===== DATA LINES =====
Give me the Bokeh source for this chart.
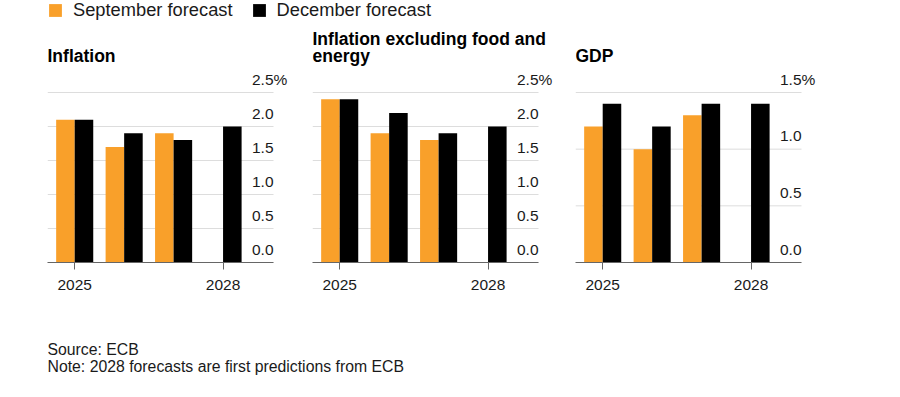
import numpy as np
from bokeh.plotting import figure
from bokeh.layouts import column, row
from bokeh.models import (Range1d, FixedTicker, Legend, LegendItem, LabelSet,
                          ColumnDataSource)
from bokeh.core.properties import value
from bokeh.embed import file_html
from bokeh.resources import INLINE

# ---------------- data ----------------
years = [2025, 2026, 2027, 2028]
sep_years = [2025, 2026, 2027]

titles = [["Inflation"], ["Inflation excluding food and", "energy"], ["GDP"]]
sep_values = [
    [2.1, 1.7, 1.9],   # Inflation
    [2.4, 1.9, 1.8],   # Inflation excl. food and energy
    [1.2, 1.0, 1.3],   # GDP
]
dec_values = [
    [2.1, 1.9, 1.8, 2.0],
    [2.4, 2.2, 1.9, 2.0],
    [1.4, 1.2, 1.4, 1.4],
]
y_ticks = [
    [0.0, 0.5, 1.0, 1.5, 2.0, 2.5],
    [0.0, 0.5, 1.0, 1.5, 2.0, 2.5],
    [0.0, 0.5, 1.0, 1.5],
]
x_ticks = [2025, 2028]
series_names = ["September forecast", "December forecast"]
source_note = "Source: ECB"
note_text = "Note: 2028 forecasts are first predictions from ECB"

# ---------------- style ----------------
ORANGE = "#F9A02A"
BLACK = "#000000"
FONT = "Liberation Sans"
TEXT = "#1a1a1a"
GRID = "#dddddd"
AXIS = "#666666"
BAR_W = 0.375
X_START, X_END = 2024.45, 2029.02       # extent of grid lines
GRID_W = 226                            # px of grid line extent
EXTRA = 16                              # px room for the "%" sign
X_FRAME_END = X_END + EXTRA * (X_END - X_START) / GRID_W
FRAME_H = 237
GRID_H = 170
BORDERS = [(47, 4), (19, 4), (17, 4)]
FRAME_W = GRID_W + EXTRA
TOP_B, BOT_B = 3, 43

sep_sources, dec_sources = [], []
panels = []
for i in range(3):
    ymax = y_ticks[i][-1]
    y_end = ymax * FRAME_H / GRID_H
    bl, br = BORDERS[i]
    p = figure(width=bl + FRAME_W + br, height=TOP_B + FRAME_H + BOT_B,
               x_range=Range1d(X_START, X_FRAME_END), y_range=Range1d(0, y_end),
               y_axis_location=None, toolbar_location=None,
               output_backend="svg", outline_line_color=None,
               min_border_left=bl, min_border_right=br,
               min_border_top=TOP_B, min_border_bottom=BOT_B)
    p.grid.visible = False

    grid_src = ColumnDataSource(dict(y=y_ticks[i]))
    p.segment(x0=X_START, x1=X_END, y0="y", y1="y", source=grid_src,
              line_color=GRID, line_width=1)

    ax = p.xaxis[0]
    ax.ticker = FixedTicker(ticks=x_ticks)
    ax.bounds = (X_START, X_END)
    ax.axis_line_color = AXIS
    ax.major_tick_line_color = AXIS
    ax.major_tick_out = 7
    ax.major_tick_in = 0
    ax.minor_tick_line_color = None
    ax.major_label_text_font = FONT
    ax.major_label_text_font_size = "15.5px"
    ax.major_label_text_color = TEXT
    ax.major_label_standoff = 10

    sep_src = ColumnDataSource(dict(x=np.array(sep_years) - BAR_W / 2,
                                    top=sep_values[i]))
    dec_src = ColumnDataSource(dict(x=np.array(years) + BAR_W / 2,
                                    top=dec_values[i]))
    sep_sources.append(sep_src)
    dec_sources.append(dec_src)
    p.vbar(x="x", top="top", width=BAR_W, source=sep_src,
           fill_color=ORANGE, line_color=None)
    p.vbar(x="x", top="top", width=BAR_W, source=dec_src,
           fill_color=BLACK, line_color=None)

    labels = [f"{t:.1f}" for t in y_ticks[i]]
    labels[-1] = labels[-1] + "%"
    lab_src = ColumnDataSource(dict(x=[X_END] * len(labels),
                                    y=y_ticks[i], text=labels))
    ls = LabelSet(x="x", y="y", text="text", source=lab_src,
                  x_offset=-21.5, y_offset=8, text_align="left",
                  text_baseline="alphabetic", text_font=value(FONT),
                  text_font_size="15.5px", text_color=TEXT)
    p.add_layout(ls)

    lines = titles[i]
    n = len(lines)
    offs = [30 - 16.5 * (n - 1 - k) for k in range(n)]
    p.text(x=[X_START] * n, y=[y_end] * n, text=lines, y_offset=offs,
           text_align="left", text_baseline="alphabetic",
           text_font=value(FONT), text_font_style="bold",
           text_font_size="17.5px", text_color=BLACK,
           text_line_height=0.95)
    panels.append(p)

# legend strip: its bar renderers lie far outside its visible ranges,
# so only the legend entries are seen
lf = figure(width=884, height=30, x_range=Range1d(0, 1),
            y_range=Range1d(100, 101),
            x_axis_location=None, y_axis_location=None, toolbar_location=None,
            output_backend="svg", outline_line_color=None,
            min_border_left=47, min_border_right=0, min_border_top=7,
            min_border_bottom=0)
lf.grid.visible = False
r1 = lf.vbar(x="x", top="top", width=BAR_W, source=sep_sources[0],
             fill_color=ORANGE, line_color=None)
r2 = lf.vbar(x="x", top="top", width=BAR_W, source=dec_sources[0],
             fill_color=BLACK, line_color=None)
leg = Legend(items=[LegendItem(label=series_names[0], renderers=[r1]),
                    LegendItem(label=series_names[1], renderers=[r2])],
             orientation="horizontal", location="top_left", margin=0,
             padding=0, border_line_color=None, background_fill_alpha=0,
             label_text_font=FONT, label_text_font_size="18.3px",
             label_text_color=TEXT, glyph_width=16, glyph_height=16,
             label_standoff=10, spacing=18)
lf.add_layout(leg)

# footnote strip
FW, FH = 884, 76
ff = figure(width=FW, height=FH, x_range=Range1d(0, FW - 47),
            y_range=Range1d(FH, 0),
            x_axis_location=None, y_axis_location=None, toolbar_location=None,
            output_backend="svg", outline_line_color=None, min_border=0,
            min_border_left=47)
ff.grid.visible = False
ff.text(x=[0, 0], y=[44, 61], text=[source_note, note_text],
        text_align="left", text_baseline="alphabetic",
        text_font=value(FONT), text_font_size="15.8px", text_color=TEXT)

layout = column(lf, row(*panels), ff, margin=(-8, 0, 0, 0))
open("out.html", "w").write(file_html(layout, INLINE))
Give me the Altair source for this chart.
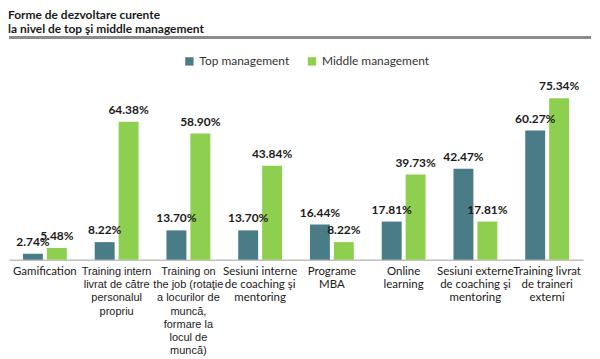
=====
▸ **DIRECTIONS**: Copy out every line holding the string "this".

▸ **EXPECTED ANSWER**:
Give me the Bokeh source for this chart.
Give me the Altair source for this chart.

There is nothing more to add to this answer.